A veces me quedan bachecitos de tiempo, minutos libres que
no dan para empezar a leer nada, tampoco para ponerse a trabajar en el taller…
Y tampoco me dan ganas de ponerme a contestar mails o resolver temas
domésticos, como si cualquier cosa que sintiera “obligatoria” me produjera un
instantáneo rechazo.
¿En qué mares quiero navegar entonces? El pensamiento se me
hace demasiado insustancial e incorpóreo para quedarme… pensando. Necesito
pasar las palabras a alguna forma de soporte, ni siquiera sé si para volver
después a ellas, o sí —como las miguitas de Hansel y Gretel— para poder
regresar alguna vez a no sé sabe dónde. Aunque ya sepa que no hay adónde regresar.
Por eso escribo.
Y porque yo confío en mis palabras. Palabras que son y no
son mías. Confío en la voz interior que dicta sin que me pare a pensar ni
corregir nada. Soy yo más que nunca y no soy yo. Es esta voz amiga que viene
acompañándome la vida desde que soy pequeña, que se revela en el primer diario
íntimo escrito a los nueve y que prácticamente no se detuvo más.
Debe ser la voz
del alma. La que toma mi mano y escribe.
La que me saca de apuros si paro cuando estoy apurada. La que se autoconvoca cuando
cierro mi boca. La que acude con tres respiraciones lentas y profundas que
abren el pecho y hacen eco al corazón para que sea escuchado.
La voz del alma que a veces se torna esquiva hasta que
recupero el modo de llamarla.
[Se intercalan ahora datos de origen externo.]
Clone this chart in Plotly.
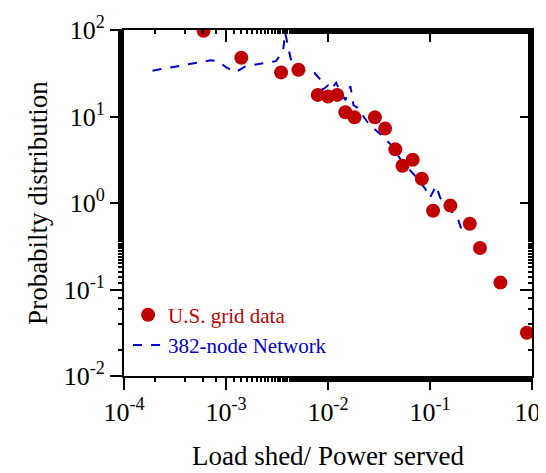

O me siento quieta y ofreciéndole algo, como
quien llena su mano de alimento y espera que se acerque un pájaro.
La voz que se diluyó un poco y se escondió entre otras
palabras, en los años negros de la represión. Coincidentemente, allí
desaparecen mis relatos, muchos de ellos. Cuando no desaparecen los hechos,
desaparecen los actores, los nombres, los rostros dejan de ser descriptos, se
vuelven confundibles…
Somos lo que somos, y lo que el tiempo ha hecho de
nosotros.
La voz de mi alma ha escondido, en alguno de sus pliegues,
algunos de mis recuerdos. Como en muchos de mi generación.
Pero nunca ha callado, nunca ha huido. Siempre encontró
algún ropaje para salir a la calle. Para no morir de encierro ni encerrada.
Pero esto es otra historia. O es otra parte de la historia.
La voz del alma es la que nos hace sentir acompañados y
contenidos cuando estamos solos. La que prende una luz que ilumina el camino y
dice "Por ahí", y es cierto. La que nos enseña y nos corrige con amor
como Pepe Grillo, para caminar en lo verdadero.
Tiene un solo inconveniente: es evenescente. Como la
sonrisa del gato de Chesire, cuando hablaba con Alicia, a veces solamente deja
un rastro. Y depende de nosotros el volver a encontrarla.